Sections should preserve natural breaks in content (e.g., explicit section markers, topic shifts,
argument development, narrative progression) while staying within specified size limits
in order to create chunks suitable for AI processing."""
start_line: int = Field(
...,
description="Starting line number that begins this logical segment"
)
title: str = Field(
...,
description="Descriptive title of section's key content"
)
class TextObjectResponse(BaseModel):
"""Format for dividing large texts into AI-processable segments while
maintaining broader document context."""
document_summary: str = Field(
...,
description="Concise, comprehensive overview of the text's content and purpose"
)
document_metadata: str = Field(
...,
description="Available Dublin Core standard metadata in human-readable format"
)
key_concepts: str = Field(
...,
description="Important terms, ideas, or references that appear throughout the text"
)
narrative_context: str = Field(
...,
description="Concise overview of how the text develops or progresses as a whole"
)
language: str = Field(..., description="ISO 639-1 language code")
sections: List[LogicalSection]
Key Design Points:
- Separates document-level context into distinct conceptual units
- Uses human-readable format for metadata and context
- Maintains simple section structure for reliable AI processing
2.2 Internal Representation¶
The internal system uses a richer structure based on Dublin Core standards:
class TextMetadata(BaseModel):
"""Rich metadata container following Dublin Core standards."""
# Core Dublin Core elements with validation
title: str
creator: List[str]
subject: List[str]
description: str
publisher: Optional[str] = None
contributor: List[str] = Field(default_factory=list)
date: Optional[str] = None
type: str
format: str
identifier: Optional[str] = None
source: Optional[str] = None
language: str
# Additional fields
context: str = ""
additional_info: Dict[str, Any] = Field(default_factory=dict)
# Custom fields can be added through additional_info
class Config:
"""Pydantic model configuration."""
extra = 'allow' # Allows additional fields beyond those specified
def to_dublin_core(self) -> Dict[str, Any]:
"""Extract Dublin Core fields as dictionary."""
return self.model_dump(
exclude={'context', 'additional_info'},
exclude_none=True
)
3. Key Design Decisions¶
3.1 Dual-Layer Design¶
- AI Interface Layer (TextObjectResponse)
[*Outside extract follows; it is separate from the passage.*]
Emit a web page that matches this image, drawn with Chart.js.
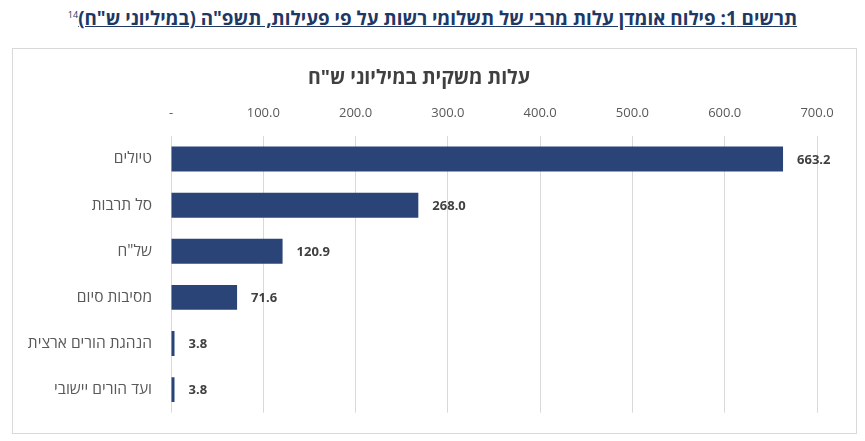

- Optimized for AI processing
- Human-readable context
-
Simplified structure
-
Internal Layer (TextObject)
- Strict validation
- Structured metadata
- Rich processing capabilities
3.2 Metadata Approach¶
- AI Format
- Narrative document summary
- Human-readable metadata
- Context and key concepts separated
-
Focus on information relevant for processing
-
Internal Format
- Structured Dublin Core metadata
- Additional context storage
- Extensible design
3.3 Content Integration¶
Content management is delegated to NumberedText class:
- Clean separation of concerns
- Efficient text storage and access
- Section-aware interface
4. Existing implementation details¶
4.1 Section Access¶
def get_section_content(self, index: int) -> str:
"""Retrieve content for specific section."""
start = self.sections[index].start_line
end = (self.sections[index + 1].start_line
if index < len(self.sections) - 1
else self.total_lines + 1)
return self.content.get_segment(start, end)
4.2 Validation of TextObject¶
def _validate(self) -> None:
"""Validate section integrity."""
if not self.sections:
raise ValueError("TextObject must have at least one section")
# Validate section ordering
for i, section in enumerate(self.sections):
if section.start_line < 1:
raise ValueError(f"Section {i}: start line must be >= 1")
if section.start_line > self.total_lines:
raise ValueError(f"Section {i}: start line exceeds text length")
if i > 0 and section.start_line <= self.sections[i-1].start_line:
raise ValueError(f"Section {i}: non-sequential start line")
6. Future Considerations¶
- Performance Optimization
- Index sections for faster access
-
Optimize metadata string parsing
-
Extended Functionality
- Section manipulation (merge/split)
- Advanced metadata querying
-
Enhanced validation rules
-
Integration Enhancements
- Expanded AI context generation
- Bulk processing capabilities
This validation strategy ensures data integrity while providing clear feedback for both programmatic and human review of processing results.